### Instructions to follow:
Would you quote the material below from its first line through the line containing "pixels = list(range(51, 88))", exactly and with both ends included?
* START Data segment *
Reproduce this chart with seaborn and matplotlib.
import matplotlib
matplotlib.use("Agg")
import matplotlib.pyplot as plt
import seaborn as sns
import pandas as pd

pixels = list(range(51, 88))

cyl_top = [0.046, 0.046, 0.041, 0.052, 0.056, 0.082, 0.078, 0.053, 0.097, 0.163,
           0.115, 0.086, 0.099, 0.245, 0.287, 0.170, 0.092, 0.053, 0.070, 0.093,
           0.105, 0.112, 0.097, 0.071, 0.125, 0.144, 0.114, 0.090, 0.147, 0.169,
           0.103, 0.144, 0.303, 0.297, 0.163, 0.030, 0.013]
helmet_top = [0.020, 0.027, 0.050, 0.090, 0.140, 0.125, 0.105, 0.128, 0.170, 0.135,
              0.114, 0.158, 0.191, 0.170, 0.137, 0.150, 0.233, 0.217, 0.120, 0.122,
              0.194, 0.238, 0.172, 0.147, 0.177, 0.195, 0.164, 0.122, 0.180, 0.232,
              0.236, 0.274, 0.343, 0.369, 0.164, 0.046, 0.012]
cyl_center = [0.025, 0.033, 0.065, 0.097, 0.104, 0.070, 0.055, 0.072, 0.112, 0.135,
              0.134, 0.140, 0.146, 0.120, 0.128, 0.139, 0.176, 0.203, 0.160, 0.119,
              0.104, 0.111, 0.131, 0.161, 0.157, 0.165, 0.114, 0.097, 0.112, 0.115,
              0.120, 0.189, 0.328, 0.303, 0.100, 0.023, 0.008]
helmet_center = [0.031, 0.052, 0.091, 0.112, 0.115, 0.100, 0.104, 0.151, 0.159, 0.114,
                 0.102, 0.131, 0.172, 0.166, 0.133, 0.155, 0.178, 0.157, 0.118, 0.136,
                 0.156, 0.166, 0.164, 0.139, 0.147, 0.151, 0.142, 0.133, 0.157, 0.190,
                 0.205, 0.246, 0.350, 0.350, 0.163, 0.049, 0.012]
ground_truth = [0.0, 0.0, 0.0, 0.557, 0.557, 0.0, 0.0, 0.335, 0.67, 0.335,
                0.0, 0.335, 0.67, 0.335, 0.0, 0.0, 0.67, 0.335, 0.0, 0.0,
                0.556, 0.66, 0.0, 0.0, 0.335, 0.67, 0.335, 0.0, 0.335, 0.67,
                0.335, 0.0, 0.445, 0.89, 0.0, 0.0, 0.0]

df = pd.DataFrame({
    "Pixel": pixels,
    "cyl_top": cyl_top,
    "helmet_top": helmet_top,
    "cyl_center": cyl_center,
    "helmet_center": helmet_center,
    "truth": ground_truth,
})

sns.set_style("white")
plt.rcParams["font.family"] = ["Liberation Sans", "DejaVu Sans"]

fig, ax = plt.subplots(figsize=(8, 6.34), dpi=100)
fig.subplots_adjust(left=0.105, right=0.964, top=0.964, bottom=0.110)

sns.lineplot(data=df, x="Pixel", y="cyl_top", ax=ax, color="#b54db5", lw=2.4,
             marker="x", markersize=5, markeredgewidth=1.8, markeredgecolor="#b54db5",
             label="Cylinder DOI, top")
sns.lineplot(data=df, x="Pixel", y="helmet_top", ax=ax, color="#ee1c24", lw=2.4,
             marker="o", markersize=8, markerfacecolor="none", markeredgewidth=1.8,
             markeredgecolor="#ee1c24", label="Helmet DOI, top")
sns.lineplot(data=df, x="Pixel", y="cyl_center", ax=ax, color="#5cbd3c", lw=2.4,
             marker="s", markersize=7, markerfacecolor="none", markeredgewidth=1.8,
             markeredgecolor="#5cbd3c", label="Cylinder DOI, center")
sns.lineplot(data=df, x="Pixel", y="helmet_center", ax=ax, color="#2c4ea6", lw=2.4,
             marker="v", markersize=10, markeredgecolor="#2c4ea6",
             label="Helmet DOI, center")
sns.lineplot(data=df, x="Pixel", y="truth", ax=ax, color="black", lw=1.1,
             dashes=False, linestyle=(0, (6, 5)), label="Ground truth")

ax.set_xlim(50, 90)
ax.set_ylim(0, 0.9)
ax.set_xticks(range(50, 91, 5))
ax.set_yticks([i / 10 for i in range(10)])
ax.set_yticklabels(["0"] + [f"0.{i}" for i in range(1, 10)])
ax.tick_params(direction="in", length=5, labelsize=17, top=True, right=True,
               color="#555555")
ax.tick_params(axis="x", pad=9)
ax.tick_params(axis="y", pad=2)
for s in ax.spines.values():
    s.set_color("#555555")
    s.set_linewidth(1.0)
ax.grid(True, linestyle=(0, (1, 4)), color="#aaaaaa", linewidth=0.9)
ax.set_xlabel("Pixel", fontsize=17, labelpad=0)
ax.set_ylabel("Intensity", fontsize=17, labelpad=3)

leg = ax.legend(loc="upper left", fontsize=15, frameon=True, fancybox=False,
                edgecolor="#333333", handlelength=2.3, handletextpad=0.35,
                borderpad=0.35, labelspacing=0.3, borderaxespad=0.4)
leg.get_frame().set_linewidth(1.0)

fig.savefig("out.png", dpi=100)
* END Data segment *
### Answer for the task:
Reproduce this chart with seaborn and matplotlib.
import matplotlib
matplotlib.use("Agg")
import matplotlib.pyplot as plt
import seaborn as sns
import pandas as pd

pixels = list(range(51, 88))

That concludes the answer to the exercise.